▶ Your task
Copy each line with the word "this" in it.

[Plotting code records]
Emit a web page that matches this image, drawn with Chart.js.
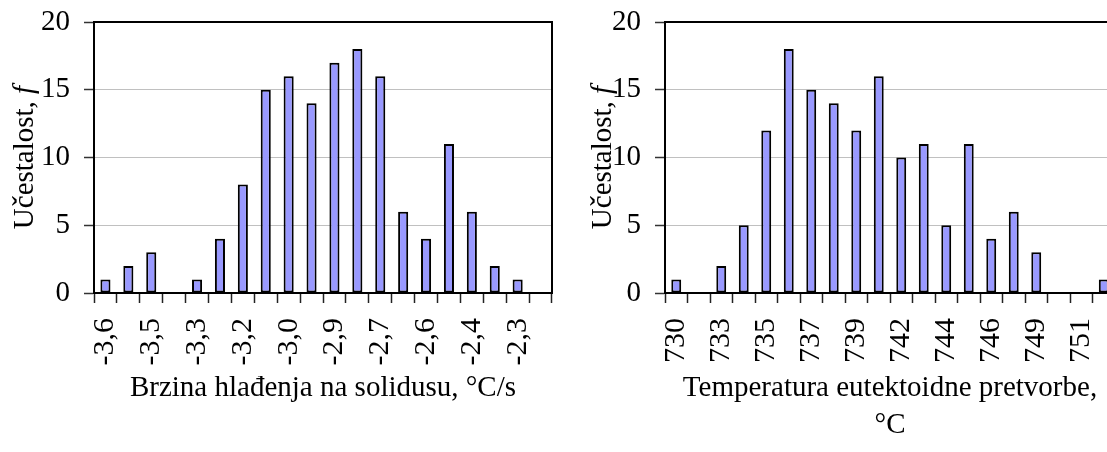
<!DOCTYPE html>
<html>
<head>
<meta charset="utf-8">
<script src="https://cdn.jsdelivr.net/npm/chart.js@4/dist/chart.umd.min.js"></script>
<style>
html, body { margin: 0; padding: 0; overflow: hidden; background: #fff; width: 1107px; height: 452px; }
canvas { position: absolute; top: 0; }
#left { left: 0; }
#right { left: 570px; }
</style>
</head>
<body>
<canvas id="left" width="570" height="452"></canvas>
<canvas id="right" width="560" height="452"></canvas>
<script>
// lijevi graf - brzina hlađenja na solidusu
var coolTicks = ['-3,6', '', '-3,5', '', '-3,3', '', '-3,2', '', '-3,0', '', '-2,9', '', '-2,7', '', '-2,6', '', '-2,4', '', '-2,3', ''];
var coolFreq = [1, 2, 3, 0, 1, 4, 8, 15, 16, 14, 17, 18, 16, 6, 4, 11, 6, 2, 1, 0];

// desni graf - temperatura eutektoidne pretvorbe
var tempTicks = ['730', '', '733', '', '735', '', '737', '', '739', '', '742', '', '744', '', '746', '', '749', '', '751', ''];
var tempFreq = [1, 0, 2, 5, 12, 18, 15, 14, 12, 16, 10, 11, 5, 11, 4, 6, 3, 0, 0, 1];

var yMin = 0, yMax = 20, yStep = 5;

Chart.defaults.font.family = "'Liberation Serif', 'Times New Roman', serif";
Chart.defaults.font.size = 29;
Chart.defaults.color = '#000';

// okvir oko područja grafa
var framePlugin = {
    id: 'frame',
    afterDatasetsDraw: function (chart) {
        var a = chart.chartArea, ctx = chart.ctx;
        ctx.save();
        ctx.strokeStyle = '#000';
        ctx.lineWidth = 2;
        ctx.strokeRect(a.left, a.top, a.right - a.left, a.bottom - a.top);
        ctx.restore();
    }
};

// naslov y osi s kurzivnim f
var yTitlePlugin = {
    id: 'yTitle',
    afterDraw: function (chart, args, opts) {
        var a = chart.chartArea, ctx = chart.ctx;
        var fam = Chart.defaults.font.family;
        ctx.save();
        ctx.translate(a.left - opts.gap, (a.top + a.bottom) / 2);
        ctx.rotate(-Math.PI / 2);
        ctx.fillStyle = '#000';
        ctx.textBaseline = 'alphabetic';
        ctx.textAlign = 'left';
        ctx.font = '29px ' + fam;
        var wa = ctx.measureText(opts.text).width;
        ctx.font = 'italic 29px ' + fam;
        var wb = ctx.measureText(opts.italic).width;
        var x = -(wa + wb) / 2;
        ctx.font = '29px ' + fam;
        ctx.fillText(opts.text, x, 0);
        ctx.font = 'italic 29px ' + fam;
        ctx.fillText(opts.italic, x + wa, 0);
        ctx.restore();
    }
};

// bez dodatnog razmaka od oznaka, da područje grafa bude tocno
function noPad(scale) {
    scale.paddingTop = 0;
    scale.paddingBottom = 0;
    scale.paddingLeft = 0;
    scale.paddingRight = 0;
}

function makeChart(id, labels, values, xTitle, titlePad, yWidth, padRight, yGap) {
    var ctx = document.getElementById(id).getContext('2d');
    return new Chart(ctx, {
        type: 'bar',
        data: {
            labels: labels,
            datasets: [{
                data: values,
                backgroundColor: '#9999ff',
                borderColor: '#000',
                borderWidth: 2,
                borderSkipped: false,
                barPercentage: 0.44,
                categoryPercentage: 1.0
            }]
        },
        options: {
            responsive: false,
            animation: false,
            events: [],
            layout: { padding: { top: 22, right: padRight, bottom: 0, left: 0 } },
            plugins: {
                legend: { display: false },
                tooltip: { enabled: false },
                yTitle: { text: 'Učestalost, ', italic: 'f', gap: yGap }
            },
            scales: {
                x: {
                    offset: true,
                    afterFit: function (scale) { scale.height = 159; noPad(scale); },
                    border: { color: '#000', width: 2 },
                    grid: {
                        offset: true,
                        drawOnChartArea: false,
                        drawTicks: true,
                        tickLength: 10,
                        tickColor: '#222',
                        tickWidth: 1.5
                    },
                    ticks: {
                        autoSkip: false,
                        minRotation: 90,
                        maxRotation: 90,
                        padding: 15,
                        font: { size: 30 }
                    },
                    title: {
                        display: true,
                        text: xTitle,
                        font: { size: 29, lineHeight: 1.27 },
                        padding: { top: 0, bottom: titlePad }
                    }
                },
                y: {
                    min: yMin,
                    max: yMax,
                    afterFit: function (scale) { scale.width = yWidth; noPad(scale); },
                    border: { color: '#000', width: 2 },
                    grid: {
                        color: '#c0c0c0',
                        lineWidth: 1,
                        tickLength: 10,
                        tickColor: '#333',
                        tickWidth: 1.5
                    },
                    ticks: { stepSize: yStep, padding: 14 }
                }
            }
        },
        plugins: [framePlugin, yTitlePlugin]
    });
}

makeChart('left', coolTicks, coolFreq, 'Brzina hlađenja na solidusu, °C/s', 45.5, 94, 18, 61);
makeChart('right', tempTicks, tempFreq, ['Temperatura eutektoidne pretvorbe,', '°C'], 8.5, 95, 15, 54);
</script>
</body>
</html>
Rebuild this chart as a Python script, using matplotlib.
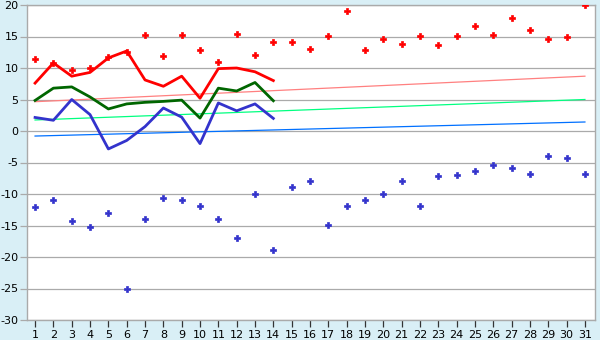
import matplotlib
matplotlib.use("Agg")
import matplotlib.pyplot as plt

days = list(range(1, 32))
line_days = list(range(1, 15))

max_points = [11.5, 10.8, 9.7, 10.0, 11.7, 12.6, 15.3, 11.9, 15.3, 12.85, 10.95, 15.4, 12.05, 14.1,
              14.1, 13.0, 15.1, 19.05, 12.85, 14.6, 13.8, 15.1, 13.65, 15.1, 16.7, 15.2, 17.9, 16.0,
              14.6, 14.9, 20.0]
min_points = [-12.0, -11.0, -14.3, -15.2, -13.0, -25.0, -14.0, -10.6, -11.0, -11.9, -14.0, -17.0,
              -10.0, -18.9, -8.9, -7.9, -14.9, -11.9, -10.95, -10.0, -7.9, -11.9, -7.15, -7.0,
              -6.35, -5.4, -5.9, -6.8, -4.0, -4.3, -6.8]

red_line = [7.6, 10.8, 8.7, 9.3, 11.6, 12.7, 8.1, 7.1, 8.7, 5.2, 9.9, 10.0, 9.4, 8.0]
green_line = [4.85, 6.8, 7.0, 5.4, 3.5, 4.3, 4.55, 4.7, 4.9, 2.05, 6.8, 6.35, 7.7, 4.8]
blue_line = [2.15, 1.7, 5.0, 2.6, -2.85, -1.5, 0.7, 3.65, 2.2, -2.0, 4.45, 3.2, 4.3, 2.0]

trend_days = [1, 31]
trend_pink = [4.65, 8.7]
trend_green = [1.75, 5.0]
trend_blue = [-0.8, 1.43]

y_ticks = [20, 15, 10, 5, 0, -5, -10, -15, -20, -25, -30]

bg = "#d9eff6"
fig = plt.figure(figsize=(6, 3.4), dpi=100, facecolor=bg)
ax = fig.add_axes([27/600, 20/340, 568/600, 315/340])
ax.set_facecolor("white")

for y in y_ticks:
    ax.axhline(y, color="#aaaaaa", lw=0.9, zorder=1)

ax.plot(trend_days, trend_pink, color="#ff8080", lw=0.9, zorder=2)
ax.plot(trend_days, trend_green, color="#00ff80", lw=0.9, zorder=2)
ax.plot(trend_days, trend_blue, color="#0070ff", lw=0.9, zorder=2)

ax.plot(line_days, red_line, color="#ff0000", lw=2, zorder=3)
ax.plot(line_days, green_line, color="#006600", lw=2, zorder=3)
ax.plot(line_days, blue_line, color="#3333cc", lw=2, zorder=3)

ax.plot(days, max_points, ls="none", marker="P", ms=4.5, color="#ff0000", mec="#ff0000", mew=0.5, zorder=4)
ax.plot(days, min_points, ls="none", marker="P", ms=4.5, color="#3333cc", mec="#3333cc", mew=0.5, zorder=4)

ax.set_xlim(0.56, 31.55)
ax.set_ylim(-30, 20)
ax.set_xticks(days)
ax.set_xticklabels([str(d) for d in days], fontsize=8)
ax.set_yticks(y_ticks)
ax.set_yticklabels([str(y) for y in y_ticks], fontsize=8)
ax.tick_params(axis="x", direction="out", length=5, width=0.9, color="#333333", pad=2)
ax.tick_params(axis="y", direction="out", length=5, width=0.9, color="#aaaaaa", pad=1)
for s in ax.spines.values():
    s.set_color("#aaaaaa")
    s.set_linewidth(1.0)

fig.savefig("out.png", dpi=100, facecolor=bg)
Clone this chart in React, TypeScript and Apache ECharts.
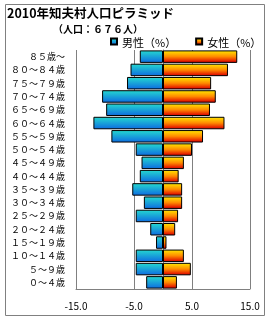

▶ Result of the task
Emit a web page that matches this image, drawn with Chart.js.
Rebuild this chart as a Python script, using matplotlib.
Clone this chart in React, TypeScript and Apache ECharts.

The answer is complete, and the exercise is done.